Beyond the Black Rainbow (d. Panos Cosmatos, Canada, 2012) C
I actively wanted to like Beyond the Black Rainbow before I even sat down to watch it: the trailer promised something like a bad LSD trip, a surreal, mind-bending pseudo-story that prioritized dreamlike images over narrative cohesion. I usually go for that sort of thing (sometimes against my better judgment), but sadly Beyond the Black Rainbow reminds us that even the trippiest film-as-nightmare needs solid ideas, relatable characters, or at least a sort of ethereal grace to hold our attention. (The Holy Mountain, Mulholland Dr., and Un chien Andalou, for example, are great not just for their surreal imagery but for what else they offer us: beauty, complexity, heartache, tantalizing mystery.) In some ways Cosmatos' debut sustains Canadian film's legacy of forward-thinking innovations that exist somewhere between narrative and experimental cinema, between genre templates and free-flowing dream imagery, between pop and the avant-garde (previously practiced by David Cronenberg and Guy Maddin, among others). Give the movie credit for eschewing filmmaking conventions, and for providing the most horrific and unshakable image I've seen so far in 2012 (as far as I can tell, it involves a man climbing into a vat of oil, witnessing the face of God, and decaying into carrion until his body somehow reassembles itself). But there are only a few such awe-inspiring moments; the bulk of the movie is comprised of monotonous dialogue (conveyed via dead-eyed performances that seem to reaffirm that the characters and whatever they say don't really mean all that much) and contradictory references to both '80s slasher films and more surreal abstractions (including avant-garde masterpieces such as Dog Star Man and The Exquisite Hour). Call it a failed but noble experiment, though it's one that suggests fascinating things to come from Cosmatos.
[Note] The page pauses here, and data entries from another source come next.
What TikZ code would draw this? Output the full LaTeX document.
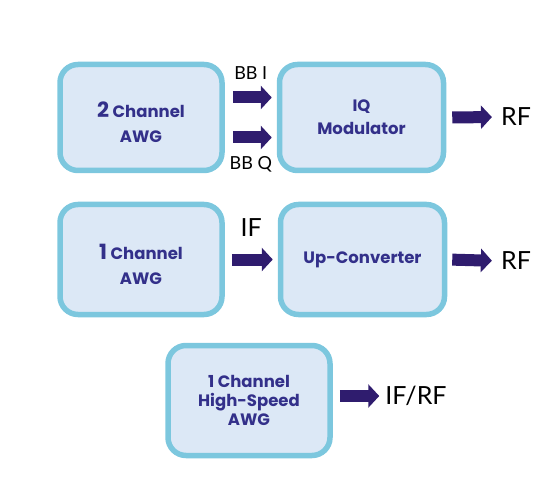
\documentclass[tikz,border=0pt]{standalone}
\usepackage{fontspec}
\newfontfamily\boxfont{Poppins}
\newfontfamily\labelfont{Lato}
\usetikzlibrary{arrows.meta, positioning}
\definecolor{boxline}{HTML}{7CC7DE}
\definecolor{boxfill}{HTML}{DCE8F6}
\definecolor{boxtext}{HTML}{33308A}
\definecolor{arrowc}{HTML}{2F1C6E}
\tikzset{
  awgbox/.style={draw=boxline, line width=5.5pt, fill=boxfill, rounded corners=18pt,
    minimum width=162pt, minimum height=106pt, align=center, text=boxtext,
    font=\boxfont\bfseries\fontsize{16.5}{20}\selectfont},
  blockarrow/.style={draw=arrowc, line width=12pt, -{Triangle[length=11pt,width=23pt]}},
  siglabel/.style={font=\labelfont\fontsize{25}{27}\selectfont, inner sep=0pt},
  smalllabel/.style={font=\labelfont\fontsize{18}{20}\selectfont, inner sep=0pt},
}
\newcommand{\bigdigit}[1]{{\fontsize{21}{22}\selectfont\rule{0pt}{26pt}#1}}

\begin{document}
\begin{tikzpicture}[x=1pt,y=-1pt]
  \useasboundingbox (0,0) rectangle (540,486);
  % top row: two channel AWG into IQ modulator
  \node[awgbox] (awgtwo) at (141,117.5) {\bigdigit{2} Channel\\[5pt] AWG};
  \node[awgbox, minimum width=164pt, right=52pt of awgtwo] (iqmod) {IQ\\[3pt] Modulator};
  \node[siglabel] (rfa) at (516,117) {RF};
  \draw[blockarrow, shorten <=8pt, shorten >=5pt] ([yshift=20pt]awgtwo.east) -- ([yshift=20pt]iqmod.west)
    node[smalllabel, midway, above=12pt] {BB I};
  \draw[blockarrow, shorten <=8pt, shorten >=5pt] ([yshift=-20pt]awgtwo.east) -- ([yshift=-20pt]iqmod.west)
    node[smalllabel, midway, below=13pt] {BB Q};
  \draw[blockarrow, shorten <=6pt, shorten >=9pt] (iqmod.east) -- (rfa.west);

  % middle row: one channel AWG into up-converter
  \node[awgbox, minimum height=110pt] (awgone) at (141,259.5) {\bigdigit{1} Channel\\[5pt] AWG};
  \node[awgbox, minimum height=110pt, minimum width=164pt, right=53pt of awgone] (upconv) {Up-Converter};
  \node[siglabel] (rfb) at (516,261) {RF};
  \draw[blockarrow, shorten <=7pt, shorten >=5pt] (awgone) -- (upconv)
    node[siglabel, midway, above=17pt] {IF};
  \draw[blockarrow, shorten <=5pt, shorten >=9pt] (upconv.east) -- (rfb.west);

  % bottom row: high-speed AWG
  \node[awgbox, minimum height=110pt] (awghs) at (249,400.5) {1 Channel\\[-1pt] High-Speed\\[-1pt] AWG};
  \node[siglabel] (ifrf) at (416,396) {IF/RF};
  \draw[blockarrow, shorten <=7pt, shorten >=6pt] (awghs.east |- ifrf.west) -- (ifrf.west);
\end{tikzpicture}
\end{document}
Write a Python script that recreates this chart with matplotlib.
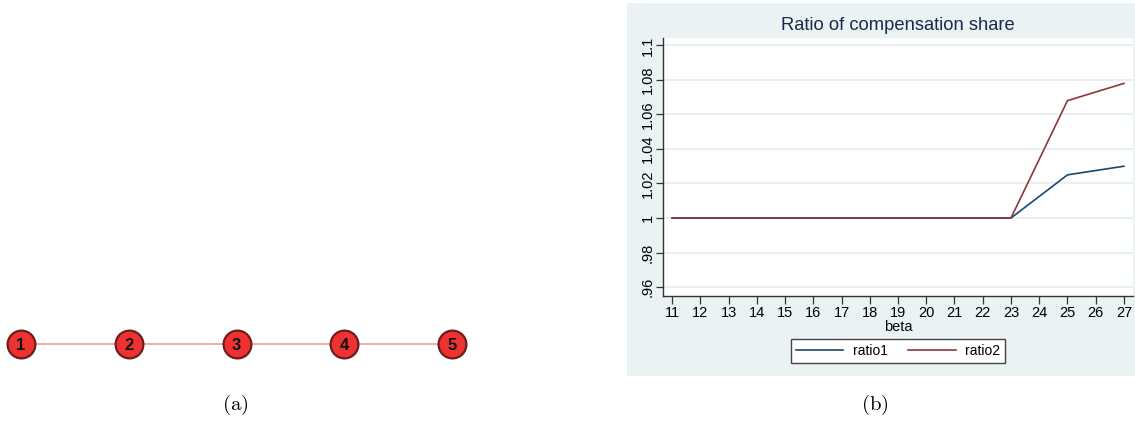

The Sacrifice (d. Andrei Tarkovsky, Sweden/UK/France, 1986) B–
A lesser film by Tarkovsky is still better than most other directors' works, but there's no denying that The Sacrifice, for all of its magisterial imagery, winds up a bit disappointing. Filmed on the Swedish isle of Fårö (where Ingmar Bergman lived and worked), with Bergman's cinematographer Sven Nykvist and one of his frequent actors, Erland Josephson, The Sacrifice does in fact seem like a middle-ground between the two auteurs: Tarkovsky's austere imagery (comprised of abstract memories and dreams, gracefully-composed long takes, and the employment of numerous planes of action in one shot) and philosophical ambiguities are still in full force, but with lengthier monologues and, perhaps, an earthier fascination with tenuous human relationships, both reminiscent of Bergman. The film's drawn-out dialogue sequences involving Nietzsche, Shakespeare, science, morality, war, and Da Vinci's "Adoration of the Magi" are as weighty as they sound, but the philosophies they espouse may be less eye-opening than they presume to be: ultimately, the movie's message may be that a faithless, self-centered modern world may already be doomed to apocalypse, a concept that's certainly worth articulating but may not be particularly multifaceted. In any case, Tarkovsky's command of visual language is astounding as always, and certain scenes (such as the apparent onset of World War III and the resulting views of a city street obliterated by nuclear holocaust) are impossible to forget.